How to Pick the Design Style for Data Visualizations - dummies

How to Pick the Design Style for Data Visualizations

By Lillian Pierson

To choose the most appropriate design style for your data visualization, you must first consider your audience and then decide how you want them to respond to your visualization.

If you’re looking to entice your audience into taking a deeper, more analytical dive into the visualization, employ a design style that induces a calculating and exacting response in its viewers. But if you want your data visualization to fuel your audience’s passion, use an emotionally compelling design style instead.

Analytical types might say that the only purpose for a data visualization is to convey numbers and facts through charts and graphs — no beauty or design is needed. But more artistic folks may insist that they have to feel something in order to really understand it. Truth be told, a good data visualization is neither artless and dry nor completely abstract in its artistry. Rather, its beauty and design lie somewhere on the spectrum between these two extremes.

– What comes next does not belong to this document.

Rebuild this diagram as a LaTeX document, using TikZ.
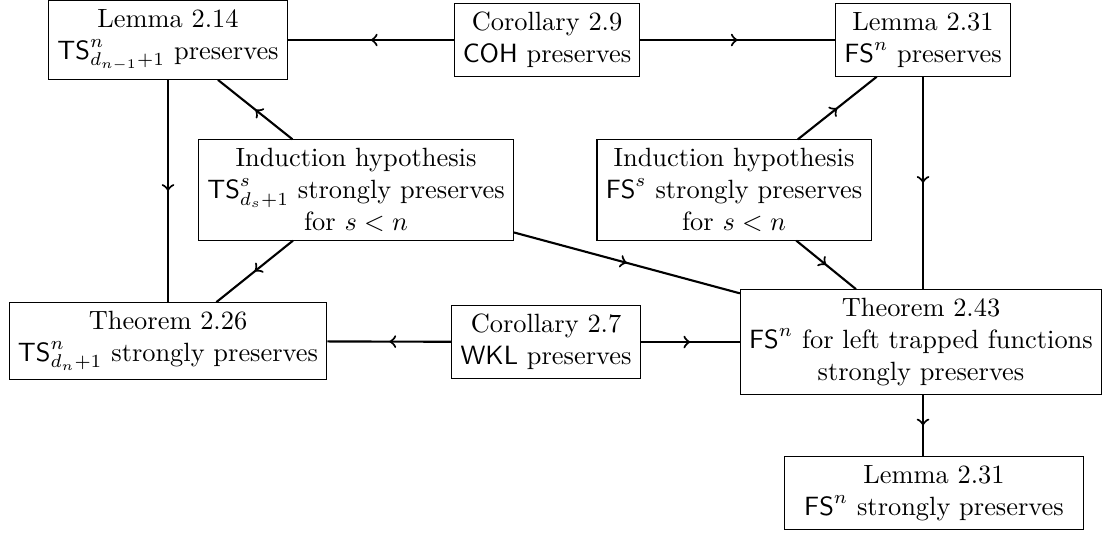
\documentclass[tikz,border=0pt]{standalone}
\usetikzlibrary{decorations.markings}
\tikzset{
  box/.style={draw, align=center, inner sep=3.33pt},
  conn/.style={thick, postaction={decorate},
    decoration={markings, mark=at position 0.5 with {\arrow{>}}}}
}
\begin{document}
\begin{tikzpicture}[x=0.3788pt,y=-0.3788pt]
\useasboundingbox (0,0) rectangle (1111,533);
\node[box] (L214) at (168,40) {Lemma 2.14\\$\mathsf{TS}^n_{d_{n-1}+1}$ preserves};
\node[box] (C29) at (547,40) {Corollary 2.9\\$\mathsf{COH}$ preserves};
\node[box] (L231t) at (923,40) {Lemma 2.31\\$\mathsf{FS}^n$ preserves};
\node[box] (ITS) at (356,190) {Induction hypothesis\\$\mathsf{TS}^s_{d_s+1}$ strongly preserves\\for $s<n$};
\node[box] (IFS) at (734,190) {Induction hypothesis\\$\mathsf{FS}^s$ strongly preserves\\for $s<n$};
\node[box] (T226) at (168,341) {Theorem 2.26\\$\mathsf{TS}^n_{d_n+1}$ strongly preserves};
\node[box] (C27) at (546,342) {Corollary 2.7\\$\mathsf{WKL}$ preserves};
\node[box] (T243) at (921,342) {Theorem 2.43\\$\mathsf{FS}^n$ for left trapped functions\\strongly preserves};
\node[box, minimum width=113pt] (L231b) at (934,493) {Lemma 2.31\\$\mathsf{FS}^n$ strongly preserves};
\draw[conn] (C29) -- (L214);
\draw[conn] (C29) -- (L231t);
\draw[conn] (L214.south) -- (L214.south |- T226.north);
\draw[conn] (ITS) -- (L214);
\draw[conn] (ITS) -- (T226);
\draw[conn] (ITS) -- (T243);
\draw[conn] (IFS) -- (L231t);
\draw[conn] (IFS) -- (T243);
\draw[conn] (L231t.south) -- (L231t.south |- T243.north);
\draw[conn] (C27) -- (T226);
\draw[conn] (C27) -- (T243);
\draw[conn] (L231t.south |- T243.south) -- (L231t.south |- L231b.north);
\end{tikzpicture}
\end{document}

Using design to induce a calculating, exacting response

If you’re designing a data visualization for corporate types, engineers, scientists, or organizational decision makers, then keep your design simple and sleek, using the data showcasing or data storytelling visualization. To induce a logical, calculating feel in your audience, include a lot of bar charts, scatter plots, and line charts. Color choices here should be rather traditional and conservative. The look and feel should scream “corporate chic.”


Visualizations of this style are meant to quickly and clearly communicate what’s happening in the data — direct, concise, and to the point. The best data visualizations of this style convey an elegant look and feel.

Using design to elicit a strong emotional response

If you’re designing a data visualization to influence or persuade people, then incorporate design artistry that invokes an emotional response in your target audience. These visualizations usually fall under the data art category, but an extremely creative data storytelling piece could also inspire this sort of strong emotional response.

Emotionally provocative data visualizations often support the stance of one side of a social, political, or environmental issue. These data visualizations include fluid, artistic design elements that flow and meander. Additionally, rich, dramatic color choices can influence the emotions of the viewer. This style of data visualization leaves a lot of room for artistic creativity and experimentation.


It’s important to keep artistic elements relevant — and to know when they’re likely to detract from the impression you want to make. This is particularly true when you’re designing for analytical types.